Technological Integration and Automation

Modern marine propulsion is not limited to engines and propellers alone; it encompasses sophisticated control and automation systems. Electronic engine management, dynamic positioning systems, and integrated bridge systems allow operators to monitor performance, optimize fuel usage, and enhance navigational accuracy. Automation reduces the potential for human error, lowers operational costs, and ensures compliance with increasingly stringent maritime regulations.

Additionally, computational fluid dynamics (CFD) and simulation technologies allow marine engineers to model hydrodynamic performance before construction or retrofitting, ensuring that propulsion systems operate at peak efficiency. Predictive maintenance, enabled by sensors and real-time monitoring, helps prevent costly failures and prolongs the operational life of engines and related machinery.

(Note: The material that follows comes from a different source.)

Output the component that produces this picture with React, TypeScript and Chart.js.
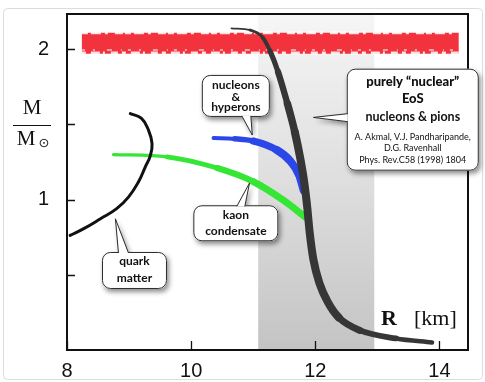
import React, { useEffect, useRef } from "react";
import { Chart, registerables } from "chart.js";
Chart.register(...registerables);

// ---- data ----
const xTicks = [8, 10, 12, 14];
const yTicks = [1, 2];
const yMinorTicks = [0.5, 1.5];
const xRange = [8, 14.46];
const yRange = [0, 2.235];
const bandR = [11.08, 12.95]; // shaded radius constraint
const pulsarR = [8.24, 14.31]; // 2 Msun observation band
const pulsarM = 2.04;

const eosR = [10.65, 10.95, 11.15, 11.27, 11.4, 11.55, 11.67, 11.76, 11.82, 11.87, 11.91, 11.97, 12.07, 12.2, 12.38, 12.72, 13.3, 13.88];
const eosM = [2.14, 2.128, 2.08, 1.99, 1.85, 1.64, 1.45, 1.27, 1.12, 0.95, 0.78, 0.6, 0.44, 0.32, 0.215, 0.13, 0.077, 0.05];

const hypR = [10.36, 10.7, 11.0, 11.38, 11.59, 11.73, 11.81];
const hypM = [1.41, 1.405, 1.39, 1.33, 1.26, 1.17, 1.06];

const kaonR = [8.75, 9.61, 10.42, 11.0, 11.49, 11.84];
const kaonM = [1.3, 1.285, 1.21, 1.12, 0.995, 0.884];

const quarkR = [9.02, 9.2, 9.31, 9.37, 9.34, 9.26, 9.15, 8.99, 8.8, 8.54, 8.27, 8.05];
const quarkM = [1.573, 1.54, 1.465, 1.373, 1.29, 1.217, 1.117, 1.017, 0.94, 0.873, 0.807, 0.762];

const pts = (xs: number[], ys: number[]) => xs.map((x, i) => ({ x, y: ys[i] }));

const SANS = "'Liberation Sans', Arial, sans-serif";
const SERIF = "'Liberation Serif', 'Times New Roman', serif";
const CALL = "Lato, 'Open Sans', sans-serif";

type Callout = {
  cx: number; cy: number; w: number; h: number;
  tail: { side: "top" | "bottom" | "left"; a: number; b: number; tx: number; ty: number };
  lines: { text: string; dy: number; font: string }[];
};

function drawCallout(chart: any, c: Callout) {
  const ctx = chart.ctx as CanvasRenderingContext2D;
  const xs = chart.scales.x, ys = chart.scales.y;
  const cx = xs.getPixelForValue(c.cx), cy = ys.getPixelForValue(c.cy);
  const x0 = cx - c.w / 2, y0 = cy - c.h / 2;
  const tipX = xs.getPixelForValue(c.tail.tx), tipY = ys.getPixelForValue(c.tail.ty);
  let b1: [number, number], b2: [number, number];
  if (c.tail.side === "top") { b1 = [cx + c.tail.a, y0 + 1]; b2 = [cx + c.tail.b, y0 + 1]; }
  else if (c.tail.side === "bottom") { b1 = [cx + c.tail.a, y0 + c.h - 1]; b2 = [cx + c.tail.b, y0 + c.h - 1]; }
  else { b1 = [x0 + 1, cy + c.tail.a]; b2 = [x0 + 1, cy + c.tail.b]; }
  const r = 8;
  ctx.save();
  ctx.shadowColor = "rgba(0,0,0,0.45)";
  ctx.shadowBlur = 5;
  ctx.shadowOffsetX = 2;
  ctx.shadowOffsetY = 3;
  ctx.fillStyle = "#fff";
  ctx.beginPath();
  ctx.roundRect(x0, y0, c.w, c.h, r);
  ctx.moveTo(b1[0], b1[1]);
  ctx.lineTo(tipX, tipY);
  ctx.lineTo(b2[0], b2[1]);
  ctx.closePath();
  ctx.fill();
  ctx.restore();
  ctx.save();
  ctx.strokeStyle = "#2a2a2a";
  ctx.lineWidth = 1;
  ctx.beginPath();
  ctx.roundRect(x0 + 0.5, y0 + 0.5, c.w - 1, c.h - 1, r);
  ctx.stroke();
  ctx.fillStyle = "#fff";
  ctx.beginPath();
  ctx.moveTo(b1[0], b1[1]);
  ctx.lineTo(tipX, tipY);
  ctx.lineTo(b2[0], b2[1]);
  ctx.closePath();
  ctx.fill();
  ctx.beginPath();
  ctx.moveTo(b1[0], b1[1]);
  ctx.lineTo(tipX, tipY);
  ctx.lineTo(b2[0], b2[1]);
  ctx.stroke();
  ctx.fillStyle = "#111";
  ctx.textAlign = "center";
  ctx.textBaseline = "middle";
  for (const l of c.lines) {
    ctx.font = l.font;
    ctx.fillText(l.text, cx, cy + l.dy);
  }
  ctx.restore();
}

const callouts: Callout[] = [
  {
    cx: 10.72, cy: 1.69, w: 68, h: 42,
    tail: { side: "bottom", a: 6, b: 15, tx: 10.985, ty: 1.43 },
    lines: [
      { text: "nucleons", dy: -11, font: `bold 12px ${CALL}` },
      { text: "&", dy: 1, font: `bold 12px ${CALL}` },
      { text: "hyperons", dy: 11, font: `bold 12px ${CALL}` },
    ],
  },
  {
    cx: 10.72, cy: 0.843, w: 85, h: 36,
    tail: { side: "top", a: 1, b: 9, tx: 10.94, ty: 1.11 },
    lines: [
      { text: "kaon", dy: -8, font: `bold 12px ${CALL}` },
      { text: "condensate", dy: 8, font: `bold 12px ${CALL}` },
    ],
  },
  {
    cx: 9.087, cy: 0.529, w: 65, h: 37,
    tail: { side: "top", a: -16, b: -6, tx: 8.78, ty: 0.873 },
    lines: [
      { text: "quark", dy: -9, font: `bold 12px ${CALL}` },
      { text: "matter", dy: 7.5, font: `bold 12px ${CALL}` },
    ],
  },
  {
    cx: 13.57, cy: 1.532, w: 132, h: 102,
    tail: { side: "left", a: -6, b: 2, tx: 11.97, ty: 1.547 },
    lines: [
      { text: "purely \u201Cnuclear\u201D", dy: -37.5, font: `900 13px ${CALL}` },
      { text: "EoS", dy: -20.5, font: `900 13px ${CALL}` },
      { text: "nucleons & pions", dy: -2.5, font: `bold 12.5px ${CALL}` },
      { text: "A. Akmal, V.J. Pandharipande,", dy: 17.5, font: `9px ${CALL}` },
      { text: "D.G. Ravenhall", dy: 28.5, font: `9px ${CALL}` },
      { text: "Phys. Rev.C58 (1998) 1804", dy: 40.5, font: `9px ${CALL}` },
    ],
  },
];

const decorPlugin = {
  id: "decor",
  beforeDatasetsDraw(chart: any) {
    const { ctx, chartArea: a, scales } = chart;
    const x1 = scales.x.getPixelForValue(bandR[0]);
    const x2 = scales.x.getPixelForValue(bandR[1]);
    const g = ctx.createLinearGradient(0, a.top, 0, a.bottom);
    g.addColorStop(0, "#f6f6f6");
    g.addColorStop(0.5, "#dedede");
    g.addColorStop(1, "#c4c4c4");
    ctx.save();
    ctx.fillStyle = g;
    ctx.fillRect(x1, a.top, x2 - x1, a.bottom - a.top);
    ctx.restore();
  },
  afterDraw(chart: any) {
    const { ctx, chartArea: a, scales } = chart;
    ctx.save();
    ctx.strokeStyle = "#dcdcdc";
    ctx.lineWidth = 1;
    ctx.beginPath();
    ctx.roundRect(3.5, 8.5, 479, 371, 4);
    ctx.stroke();
    ctx.strokeStyle = "#111";
    ctx.lineWidth = 2;
    ctx.strokeRect(a.left, a.top, a.right - a.left, a.bottom - a.top);
    ctx.lineWidth = 1.3;
    ctx.beginPath();
    for (const v of [...yTicks, ...yMinorTicks]) {
      const y = Math.round(scales.y.getPixelForValue(v)) + 0.5;
      ctx.moveTo(a.left, y);
      ctx.lineTo(a.left + 8, y);
    }
    for (const v of xTicks) {
      const x = Math.round(scales.x.getPixelForValue(v)) + 0.5;
      ctx.moveTo(x, a.bottom);
      ctx.lineTo(x, a.bottom - 9);
    }
    ctx.stroke();
    ctx.fillStyle = "#111";
    ctx.textBaseline = "middle";
    ctx.textAlign = "center";
    ctx.font = `21px ${SERIF}`;
    ctx.fillText("M", 32, 108);
    ctx.fillText("M", 26, 139);
    ctx.font = `13px 'DejaVu Sans', sans-serif`;
    ctx.fillText("\u2299", 44, 144);
    ctx.lineWidth = 1;
    ctx.beginPath();
    ctx.moveTo(13, 125.5);
    ctx.lineTo(51, 125.5);
    ctx.stroke();
    ctx.font = `bold 22px ${SERIF}`;
    ctx.textAlign = "left";
    ctx.fillText("R", 381, 319);
    ctx.font = `22px ${SERIF}`;
    ctx.fillText("[km]", 414, 319);
    ctx.restore();
    for (const c of callouts) drawCallout(chart, c);
  },
};

function taper(min: number, max: number, rise: number, fall: number, endW: number) {
  return (ctx: any) => {
    const n = ctx.chart.data.datasets[ctx.datasetIndex].data.length - 1;
    const t = (ctx.p0DataIndex + 0.5) / n;
    if (t < rise) return min + (max - min) * (t / rise);
    if (t > fall) return max - (max - endW) * ((t - fall) / (1 - fall));
    return max;
  };
}

const noPad = (s: any) => { s.paddingTop = 0; s.paddingBottom = 0; s.paddingLeft = 0; s.paddingRight = 0; };

export default function App() {
  const ref = useRef<HTMLCanvasElement>(null);
  useEffect(() => {
    document.body.style.margin = "0";
    document.body.style.overflow = "hidden";
    const chart = new Chart(ref.current!, {
      type: "line",
      data: {
        datasets: [
          {
            data: pts(eosR, eosM),
            borderColor: "rgb(54,54,54)",
            borderWidth: 8,
            borderCapStyle: "round",
            borderJoinStyle: "round",
            cubicInterpolationMode: "monotone",
            pointRadius: 0,
            segment: { borderWidth: taper(1.2, 8, 0.35, 0.8, 4) },
          } as any,
          {
            data: pts(quarkR, quarkM),
            borderColor: "#111",
            borderWidth: 3,
            borderCapStyle: "round",
            borderJoinStyle: "round",
            tension: 0.45,
            pointRadius: 0,
          } as any,
          {
            data: pts(hypR, hypM),
            borderColor: "#2b47e8",
            borderWidth: 7,
            borderCapStyle: "round",
            cubicInterpolationMode: "monotone",
            pointRadius: 0,
            segment: { borderWidth: taper(3, 8, 0.5, 0.9, 5) },
          } as any,
          {
            data: pts(kaonR, kaonM),
            borderColor: "#35e635",
            borderWidth: 6,
            borderCapStyle: "round",
            cubicInterpolationMode: "monotone",
            pointRadius: 0,
            segment: { borderWidth: taper(2.5, 7, 0.6, 0.95, 6) },
          } as any,
          {
            data: pts(pulsarR, [pulsarM + 0.07, pulsarM + 0.07]),
            borderColor: "rgba(255,255,255,0.85)",
            borderWidth: 3,
            borderDash: [6, 3, 10, 4, 3, 7, 8, 2],
            pointRadius: 0,
          } as any,
          {
            data: pts(pulsarR, [pulsarM - 0.045, pulsarM - 0.045]),
            borderColor: "rgba(255,255,255,0.7)",
            borderWidth: 1.5,
            borderDash: [3, 8, 2, 12, 5, 9, 1, 6],
            pointRadius: 0,
          } as any,
          {
            data: pts(pulsarR, [pulsarM - 0.065, pulsarM - 0.065]),
            borderColor: "rgba(255,255,255,0.85)",
            borderWidth: 3,
            borderDash: [4, 5, 9, 3, 2, 6, 7, 4],
            pointRadius: 0,
          } as any,
          {
            data: pts(pulsarR, [pulsarM, pulsarM]),
            borderColor: "#f2333e",
            borderWidth: 21,
            borderCapStyle: "butt",
            pointRadius: 0,
          } as any,
        ],
      },
      options: {
        responsive: false,
        animation: false,
        devicePixelRatio: 1,
        layout: { padding: { left: 0, right: 17, top: 14, bottom: 0 } },
        plugins: { legend: { display: false }, tooltip: { enabled: false } },
        scales: {
          x: {
            type: "linear",
            min: xRange[0],
            max: xRange[1],
            grid: { display: false },
            border: { display: false },
            afterBuildTicks: (s: any) => { s.ticks = xTicks.map((v) => ({ value: v })); },
            afterFit: (s: any) => { s.height = 32; noPad(s); },
            ticks: { font: { family: SANS, size: 20 }, color: "#111", padding: 1, maxRotation: 0, autoSkip: false },
          },
          y: {
            type: "linear",
            min: yRange[0],
            max: yRange[1],
            grid: { display: false },
            border: { display: false },
            afterBuildTicks: (s: any) => { s.ticks = yTicks.map((v) => ({ value: v })); },
            afterFit: (s: any) => { s.width = 67; noPad(s); },
            ticks: { font: { family: SANS, size: 20 }, color: "#111", padding: 10 },
          },
        },
      } as any,
      plugins: [decorPlugin],
    });
    return () => chart.destroy();
  }, []);
  return (
    <div style={{ width: 485, height: 382, background: "#fff" }}>
      <canvas ref={ref} width={485} height={382} style={{ width: 485, height: 382, display: "block" }} />
    </div>
  );
}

Challenges and Future Directions

Despite significant advances, marine propulsion continues to face challenges. Environmental concerns, particularly greenhouse gas emissions, have driven regulatory bodies like the International Maritime Organization (IMO) to impose stricter limits on fuel consumption and emissions. Engineers are now tasked with balancing efficiency, power, and sustainability, often exploring hybrid, alternative fuel, and renewable energy solutions.

Emerging technologies such as wind-assisted propulsion, solar-powered auxiliary systems, and fully autonomous ships suggest that the next decades will see further transformation. These innovations not only aim to reduce environmental impact but also improve operational efficiency and safety, redefining what is possible in modern marine engineering.

Conclusion

The evolution of ship propulsion systems from sails to modern diesel-electric and hybrid technologies represents a remarkable journey of innovation, adaptation, and problem-solving. Each advancement has addressed specific challenges of speed, efficiency, reliability, and sustainability. For marine engineers, understanding this history is not merely academic; it is essential for designing the next generation of vessels capable of meeting both commercial and environmental demands. As maritime technology continues to evolve, propulsion systems will remain at the heart of this dynamic and critical field.